CONWAY, SC (WBTW) – Pretty soon Lake Busbee won’t be a lake.
Santee Cooper started draining the former coal plant cooling pond about a month ago. Already you can see the signs of that process. The lake wasn’t that deep to begin with anyway, but the water has gone down several feet over the month with parts of the bottom now visible.
The lake will now return to wetlands.
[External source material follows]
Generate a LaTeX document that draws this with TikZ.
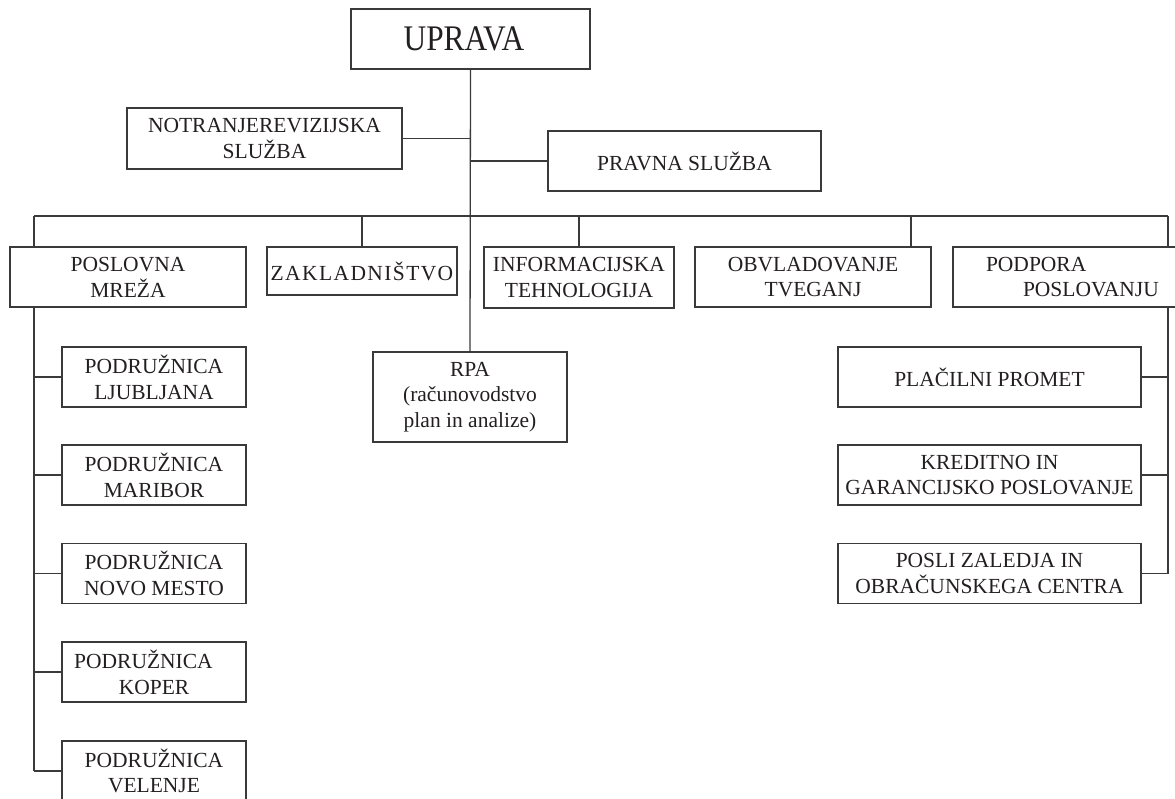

The decision comes after the City of Conway refused to take over the lake, questioning contamination.
“For a while it’s gonna be an eyesore,” Al Boatright said, who lives in Horry County and passes the lake every day. “This past week it’s went down real fast,” he said.
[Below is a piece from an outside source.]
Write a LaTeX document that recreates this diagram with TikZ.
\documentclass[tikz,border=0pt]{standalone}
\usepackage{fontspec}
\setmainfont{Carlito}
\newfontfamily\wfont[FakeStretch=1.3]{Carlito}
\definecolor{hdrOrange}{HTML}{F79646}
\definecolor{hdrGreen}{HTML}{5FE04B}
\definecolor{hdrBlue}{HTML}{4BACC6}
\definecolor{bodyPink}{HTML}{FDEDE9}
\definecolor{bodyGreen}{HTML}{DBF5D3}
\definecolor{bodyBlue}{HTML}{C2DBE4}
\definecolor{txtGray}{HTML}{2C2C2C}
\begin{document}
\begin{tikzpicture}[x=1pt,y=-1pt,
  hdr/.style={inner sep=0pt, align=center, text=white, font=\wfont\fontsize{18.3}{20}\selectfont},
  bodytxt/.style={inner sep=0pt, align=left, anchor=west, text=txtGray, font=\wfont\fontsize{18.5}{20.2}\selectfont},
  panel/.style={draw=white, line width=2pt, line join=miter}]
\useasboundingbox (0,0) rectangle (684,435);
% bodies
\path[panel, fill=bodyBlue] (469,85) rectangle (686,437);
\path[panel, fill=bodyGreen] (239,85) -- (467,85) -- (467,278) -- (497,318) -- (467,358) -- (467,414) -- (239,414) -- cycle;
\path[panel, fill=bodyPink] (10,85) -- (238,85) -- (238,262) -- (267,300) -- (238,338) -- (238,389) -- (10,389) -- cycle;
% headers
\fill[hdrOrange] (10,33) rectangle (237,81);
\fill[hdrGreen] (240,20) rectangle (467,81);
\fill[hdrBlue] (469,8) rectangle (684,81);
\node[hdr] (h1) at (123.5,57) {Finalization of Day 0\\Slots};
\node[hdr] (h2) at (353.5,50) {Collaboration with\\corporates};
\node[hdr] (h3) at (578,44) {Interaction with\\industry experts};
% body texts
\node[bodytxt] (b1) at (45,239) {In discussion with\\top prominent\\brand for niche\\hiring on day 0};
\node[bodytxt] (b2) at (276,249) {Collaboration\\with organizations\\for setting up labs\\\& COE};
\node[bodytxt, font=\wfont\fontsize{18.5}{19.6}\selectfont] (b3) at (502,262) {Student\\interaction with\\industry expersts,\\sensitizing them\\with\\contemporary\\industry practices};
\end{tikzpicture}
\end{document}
Boatright questions Santee Cooper’s decision to drain the water into the Waccamaw River. “If they were so concerned about the lake, why’d they put the water back in the river?”
It’s a question others have asked News13. So Wednesday we asked Santee Cooper for answers.
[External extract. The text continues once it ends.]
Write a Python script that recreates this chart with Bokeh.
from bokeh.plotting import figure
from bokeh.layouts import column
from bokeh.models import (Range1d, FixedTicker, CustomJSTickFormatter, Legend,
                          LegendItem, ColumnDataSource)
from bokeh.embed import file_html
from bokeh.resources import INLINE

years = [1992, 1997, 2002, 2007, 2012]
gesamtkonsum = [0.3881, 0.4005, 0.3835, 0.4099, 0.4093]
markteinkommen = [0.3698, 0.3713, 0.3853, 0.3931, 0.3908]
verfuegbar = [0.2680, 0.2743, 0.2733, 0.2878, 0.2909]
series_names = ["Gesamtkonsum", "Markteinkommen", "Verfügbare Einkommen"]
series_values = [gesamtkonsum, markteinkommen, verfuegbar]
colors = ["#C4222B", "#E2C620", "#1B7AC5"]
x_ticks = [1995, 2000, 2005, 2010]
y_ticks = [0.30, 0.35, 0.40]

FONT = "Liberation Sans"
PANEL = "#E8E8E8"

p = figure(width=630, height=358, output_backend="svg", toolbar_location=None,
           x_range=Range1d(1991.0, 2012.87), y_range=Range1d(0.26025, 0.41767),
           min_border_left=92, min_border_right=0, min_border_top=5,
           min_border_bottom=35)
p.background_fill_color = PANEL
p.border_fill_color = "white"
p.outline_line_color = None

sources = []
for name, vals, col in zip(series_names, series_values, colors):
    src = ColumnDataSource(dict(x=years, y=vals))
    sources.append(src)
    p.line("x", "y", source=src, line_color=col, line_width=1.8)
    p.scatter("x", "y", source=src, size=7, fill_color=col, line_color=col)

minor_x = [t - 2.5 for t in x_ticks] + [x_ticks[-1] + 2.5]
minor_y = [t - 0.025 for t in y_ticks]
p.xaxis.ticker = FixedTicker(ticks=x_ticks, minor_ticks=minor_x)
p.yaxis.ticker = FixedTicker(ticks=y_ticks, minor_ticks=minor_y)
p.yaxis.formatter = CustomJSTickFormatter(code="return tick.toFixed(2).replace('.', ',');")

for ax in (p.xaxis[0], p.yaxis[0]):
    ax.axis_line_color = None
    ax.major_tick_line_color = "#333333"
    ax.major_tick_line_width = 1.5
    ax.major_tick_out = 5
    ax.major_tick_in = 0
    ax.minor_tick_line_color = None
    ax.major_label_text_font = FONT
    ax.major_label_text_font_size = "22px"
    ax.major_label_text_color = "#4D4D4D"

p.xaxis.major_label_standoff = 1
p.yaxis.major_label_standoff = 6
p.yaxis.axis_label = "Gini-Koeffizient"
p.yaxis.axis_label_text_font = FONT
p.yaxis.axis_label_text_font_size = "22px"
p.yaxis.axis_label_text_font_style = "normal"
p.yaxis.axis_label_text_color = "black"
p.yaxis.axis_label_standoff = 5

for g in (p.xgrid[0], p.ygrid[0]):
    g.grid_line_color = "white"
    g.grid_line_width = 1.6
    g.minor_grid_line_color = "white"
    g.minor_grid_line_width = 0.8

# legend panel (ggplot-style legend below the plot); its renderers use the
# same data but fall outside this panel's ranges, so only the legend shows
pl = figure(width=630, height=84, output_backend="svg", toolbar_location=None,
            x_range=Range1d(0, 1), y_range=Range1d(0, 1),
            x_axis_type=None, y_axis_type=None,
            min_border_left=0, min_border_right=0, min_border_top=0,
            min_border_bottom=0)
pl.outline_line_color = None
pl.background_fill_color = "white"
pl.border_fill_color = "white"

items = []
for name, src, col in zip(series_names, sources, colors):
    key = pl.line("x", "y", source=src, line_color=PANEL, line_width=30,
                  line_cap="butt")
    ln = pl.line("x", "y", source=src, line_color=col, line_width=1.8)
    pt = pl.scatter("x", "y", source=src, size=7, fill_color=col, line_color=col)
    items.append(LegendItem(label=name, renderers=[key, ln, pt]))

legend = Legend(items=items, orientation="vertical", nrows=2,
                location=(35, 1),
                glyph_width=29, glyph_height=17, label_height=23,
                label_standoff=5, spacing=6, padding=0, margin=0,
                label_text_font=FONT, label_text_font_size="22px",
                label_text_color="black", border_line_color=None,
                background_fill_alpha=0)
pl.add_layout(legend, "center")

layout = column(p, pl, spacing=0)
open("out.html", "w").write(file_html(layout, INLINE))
“Nothing exceeded EPA water quality levels, as far as the testing of the water, ” said Susan Mungo, spokesperson for Santee Cooper.
But the soil is a different story. Mungo said contamination levels found in the sediment are “measurable” but don’t “pose an unacceptable risk to human health or the environment.”
We asked if the sediment or bottom feeders that might have been exposed to it pose a risk to the Waccamaw. “Not according to testing done for approved closure plan,” Mungo said in a follow-up text.
“We basically want people to know environmentally we believe we’re doing the right thing here,” she said. “We are going to take it back to a natural wetland state.”
According to Mungo, the 40 or-so largemouth bass they relocated aren’t a risk either. The other smaller fish not placed in the river will become food for birds and alligators.
“There’s a smell,” Danielle Smith said, who lives in Conway and regularly visits the lake’s trails. “But you know being in Horry County, Georgetown County area you know what you’re getting into because we have the Inlet, which smells a lot worse than this does.”
Santee Cooper says the draining process will continue over the next month, then they’ll let the land sit for the summer. They then will start planting native tree saplings in-season.
In the meantime, you can still use the trail for walking and biking, which will stay open when the area goes back to swampland.